INSTRUCTION
Find and copy every line in the records that includes the string "with".
— begin SUPPLIED RECORDS —
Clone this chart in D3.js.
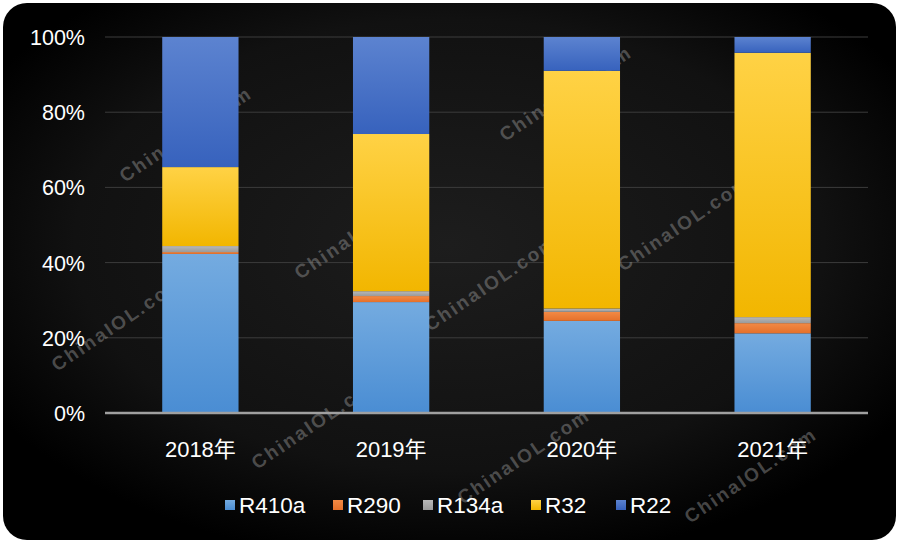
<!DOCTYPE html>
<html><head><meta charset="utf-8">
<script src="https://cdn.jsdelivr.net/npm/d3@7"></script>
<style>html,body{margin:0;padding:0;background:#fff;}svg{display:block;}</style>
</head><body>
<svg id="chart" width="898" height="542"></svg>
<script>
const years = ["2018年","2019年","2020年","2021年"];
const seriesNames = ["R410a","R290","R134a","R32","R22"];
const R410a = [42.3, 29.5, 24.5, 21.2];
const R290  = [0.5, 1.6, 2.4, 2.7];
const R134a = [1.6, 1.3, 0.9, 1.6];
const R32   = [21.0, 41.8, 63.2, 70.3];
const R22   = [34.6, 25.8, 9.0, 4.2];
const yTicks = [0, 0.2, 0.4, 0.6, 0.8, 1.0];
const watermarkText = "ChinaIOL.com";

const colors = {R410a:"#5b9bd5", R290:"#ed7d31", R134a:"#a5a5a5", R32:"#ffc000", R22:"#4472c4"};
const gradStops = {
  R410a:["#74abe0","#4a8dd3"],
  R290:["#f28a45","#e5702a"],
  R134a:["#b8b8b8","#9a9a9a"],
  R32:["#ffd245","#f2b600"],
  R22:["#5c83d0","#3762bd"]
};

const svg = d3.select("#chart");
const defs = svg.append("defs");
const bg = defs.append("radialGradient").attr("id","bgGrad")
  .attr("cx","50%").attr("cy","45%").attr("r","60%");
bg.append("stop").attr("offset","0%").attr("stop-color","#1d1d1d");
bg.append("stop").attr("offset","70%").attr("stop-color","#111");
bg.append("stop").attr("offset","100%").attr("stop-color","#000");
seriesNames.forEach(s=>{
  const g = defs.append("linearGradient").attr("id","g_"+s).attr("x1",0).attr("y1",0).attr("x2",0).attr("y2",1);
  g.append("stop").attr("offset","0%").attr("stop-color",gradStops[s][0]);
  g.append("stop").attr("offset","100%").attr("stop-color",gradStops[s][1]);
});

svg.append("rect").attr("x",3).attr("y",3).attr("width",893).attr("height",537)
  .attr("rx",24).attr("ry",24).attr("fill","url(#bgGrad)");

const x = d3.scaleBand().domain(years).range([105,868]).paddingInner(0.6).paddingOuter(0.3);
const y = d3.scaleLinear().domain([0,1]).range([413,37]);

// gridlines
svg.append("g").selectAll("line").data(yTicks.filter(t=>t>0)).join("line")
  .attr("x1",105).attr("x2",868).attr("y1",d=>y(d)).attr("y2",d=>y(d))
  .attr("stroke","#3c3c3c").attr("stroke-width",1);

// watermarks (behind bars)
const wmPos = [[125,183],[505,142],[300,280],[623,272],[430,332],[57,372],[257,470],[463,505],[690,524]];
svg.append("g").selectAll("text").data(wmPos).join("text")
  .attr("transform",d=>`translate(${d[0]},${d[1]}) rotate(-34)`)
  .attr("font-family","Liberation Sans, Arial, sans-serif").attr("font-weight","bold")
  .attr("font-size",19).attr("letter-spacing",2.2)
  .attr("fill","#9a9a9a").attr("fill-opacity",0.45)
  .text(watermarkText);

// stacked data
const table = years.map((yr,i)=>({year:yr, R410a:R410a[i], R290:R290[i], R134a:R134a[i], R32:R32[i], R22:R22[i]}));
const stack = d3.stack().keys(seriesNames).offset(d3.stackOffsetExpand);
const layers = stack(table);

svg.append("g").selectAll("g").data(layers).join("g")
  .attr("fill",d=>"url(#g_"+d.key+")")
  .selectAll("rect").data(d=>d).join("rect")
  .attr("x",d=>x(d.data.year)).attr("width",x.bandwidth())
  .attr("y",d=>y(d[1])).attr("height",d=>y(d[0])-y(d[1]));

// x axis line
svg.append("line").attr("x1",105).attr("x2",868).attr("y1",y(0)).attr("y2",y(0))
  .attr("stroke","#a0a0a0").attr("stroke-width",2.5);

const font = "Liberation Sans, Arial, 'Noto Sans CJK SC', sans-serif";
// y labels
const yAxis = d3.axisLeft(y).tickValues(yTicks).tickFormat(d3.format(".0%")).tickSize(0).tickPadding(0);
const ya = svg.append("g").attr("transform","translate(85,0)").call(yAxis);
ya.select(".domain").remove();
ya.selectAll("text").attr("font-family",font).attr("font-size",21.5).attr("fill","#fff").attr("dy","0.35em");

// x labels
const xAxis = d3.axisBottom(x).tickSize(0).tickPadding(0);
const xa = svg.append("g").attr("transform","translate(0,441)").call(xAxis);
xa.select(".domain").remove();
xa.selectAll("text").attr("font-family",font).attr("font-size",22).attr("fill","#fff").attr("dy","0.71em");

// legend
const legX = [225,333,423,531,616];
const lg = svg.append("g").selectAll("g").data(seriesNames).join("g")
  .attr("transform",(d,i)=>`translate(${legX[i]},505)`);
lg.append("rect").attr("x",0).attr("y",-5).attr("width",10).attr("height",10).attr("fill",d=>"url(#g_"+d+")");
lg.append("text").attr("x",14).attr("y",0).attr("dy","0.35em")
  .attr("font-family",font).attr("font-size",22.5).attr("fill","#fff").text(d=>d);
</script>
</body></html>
— end SUPPLIED RECORDS —
— begin SUPPLIED RECORDS —
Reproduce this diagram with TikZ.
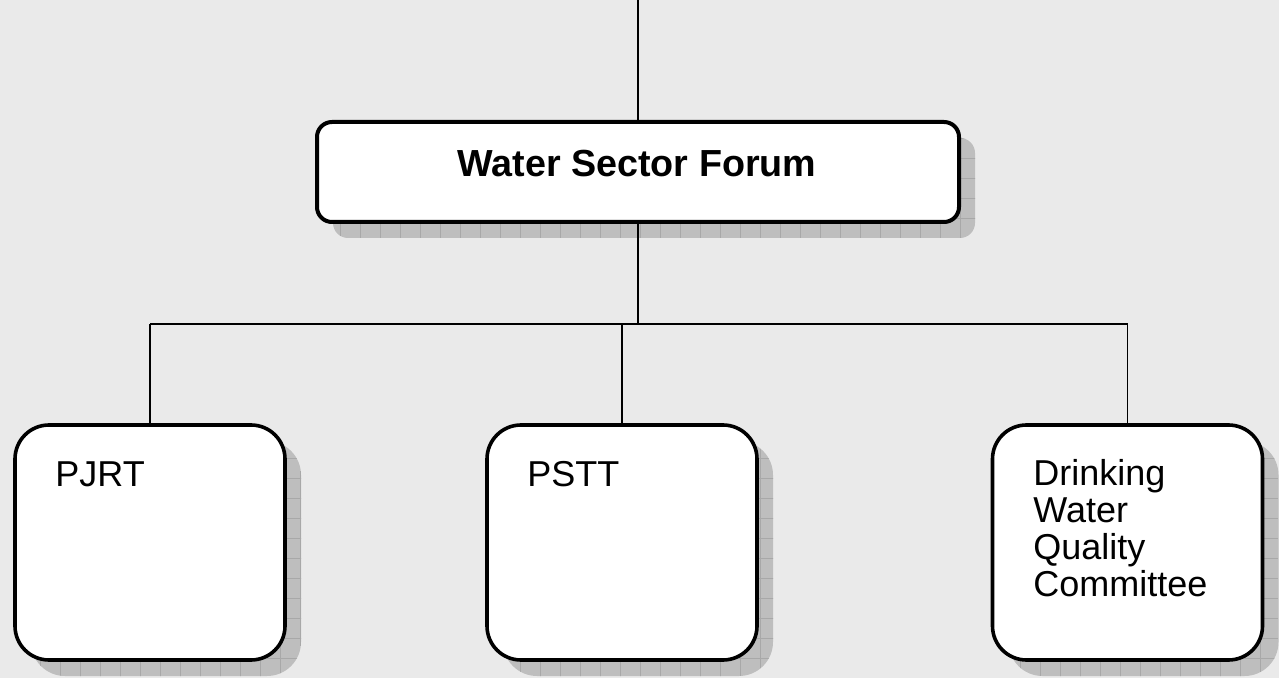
— end SUPPLIED RECORDS —
— begin SUPPLIED RECORDS —
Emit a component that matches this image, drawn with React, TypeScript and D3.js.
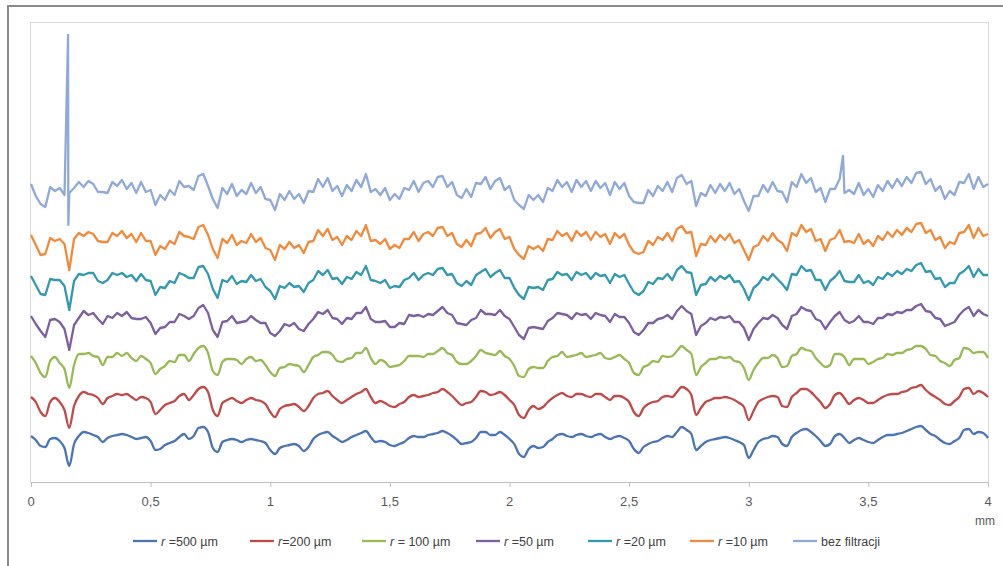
— end SUPPLIED RECORDS —
ANSWER TO THIS EXERCISE
Reproduce this diagram with TikZ.
Emit a component that matches this image, drawn with React, TypeScript and D3.js.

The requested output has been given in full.